You might think him at first sight only an admirable specimen of a thoroughly well-educated [22] man, full, of course, of the modern spirit; stimulated and formed by the influences of the varied intellectual world around him; and competing, in his turn, with many very various types of contemporary ability. The use of his book to cultivated people might lie in its affording a kind of standard by which they might take measure of the maturity and producible quality of their own thoughts on a hundred important subjects. He will write a page or two, giving evidence of that accumulated power and attainment which, with a more strenuous temperament, might have sufficed for an effective volume. Continually, in the Journal, we pause over things that would rank for beauties among widely differing models of the best French prose. He has said some things in Pascal's vein not unworthy of Pascal. He had a right to compose "Thoughts": they have the force in them which makes up for their unavoidable want of continuity.

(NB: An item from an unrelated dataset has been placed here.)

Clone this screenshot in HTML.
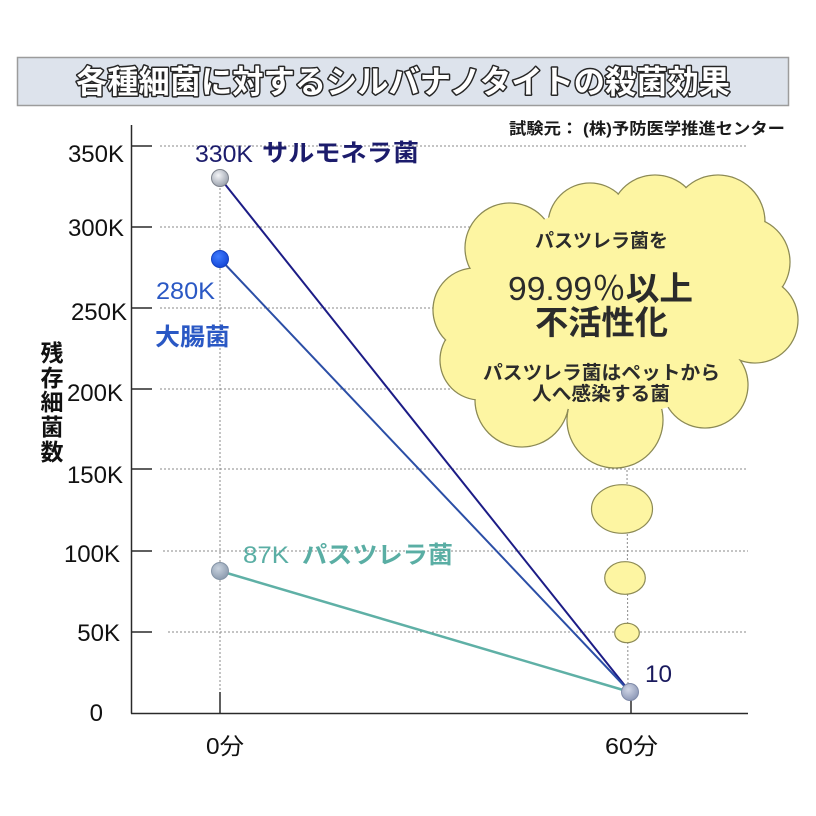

But if, as Amiel himself challenges us to do, we look below the surface of a very equable and even smoothly accomplished literary manner, we discover, in high degree of development, that perplexity or complexity of soul, the expression [23] of which, so it be with an adequate literary gift, has its legitimate, because inevitable, interest for the modern reader. Senancour and Maurice de Guérin in one, seem to have been supplemented here by a larger experience, a far greater education, than either of them had attained to. So multiplex is the result that minds of quite opposite type might well discover in these pages their own special thought or humour, happily expressed at last (they might think) in precisely that just shade of language themselves had searched for in vain. And with a writer so vivid and impressive as Amiel, those varieties of tendency are apt to present themselves as so many contending persons. The perplexed experience gets the apparent clearness, as it gets also the animation, of a long dialogue; only, the disputants never part company, and there is no real conclusion. "This nature," he observes, of one of the many phases of character he has discovered in himself, "is, as it were, only one of the men which exist in me. It is one of my departments. It is not the whole of my territory, the whole of my inner kingdom"; and again, "there are ten men in me, according to time, place, surrounding, [24] and occasion; and, in my restless diversity, I am for ever escaping myself."
Yet, in truth, there are but two men in Amiel—two sufficiently opposed personalities, which the attentive reader may define for himself; compare with, and try by each other—as we think, correct also by each other. There is the man, in him and in these pages, who would be "the man of disillusion," only that he has never really been "the man of desires"; and who seems, therefore, to have a double weariness about him. He is akin, of course, to Obermann, to René, even to Werther, and, on our first introduction to him, we might think that we had to do only with one more of the vague "renunciants," who in real life followed those creations of fiction, and who, however delicate, interesting as a study, and as it were picturesque on the stage of life, are themselves, after all, essentially passive, uncreative, and therefore necessarily not of first-rate importance in literature. Taken for what it is worth, the expression of this mood—the culture of ennui for its own sake—is certainly carried to its ideal of negation by Amiel. But the completer, the positive, soul, which will merely take [25] that mood into its service (its proper service, as we hold, is in counteraction to the vulgarity of purely positive natures) is also certainly in evidence in Amiel's "Thoughts"—that other, and far stronger person, in the long dialogue; the man, in short, possessed of gifts, not for the renunciation, but for the reception and use, of all that is puissant, goodly, and effective in life, and for the varied and adequate literary reproduction of it; who, under favourable circumstances, or even without them, will become critic, or poet, and in either case a creative force; and if he be religious (as Amiel was deeply religious) will make the most of "evidence," and almost certainly find a Church.
The sort of purely poetic tendency in his mind, which made Amiel known in his own lifetime chiefly as a writer of verse, seems to be represented in these volumes by certain passages of natural description, always sincere, and sometimes rising to real distinction. In Switzerland it is easy to be pleased with scenery. But the record of such pleasure becomes really worth while when, as happens with Amiel, we feel that there has been, and with success, an intellectual [26] effort to get at the secret, the precise motive, of the pleasure; to define feeling, in this matter. Here is a good description of an effect of fog, which we commend to foreigners resident in London:
"Fog has certainly a poetry of its own—a grace, a dreamy charm. It does for the daylight what a lamp does for us at night; it turns the mind towards meditation; it throws the soul back on itself. The sun, as it were, sheds us abroad in nature, scatters and disperses us; mist draws us together and concentrates us—it is cordial, homely, charged with feeling. The poetry of the sun has something of the epic in it; that of fog and mist is elegiac and religious. Pantheism is the child of light; mist engenders faith in near protectors. When the great world is shut off from us, the house becomes itself a small universe. Shrouded in perpetual mist, men love each other better; for the only reality then is the family, and, within the family, the heart; and the greatest thoughts come from the heart—so says the moralist."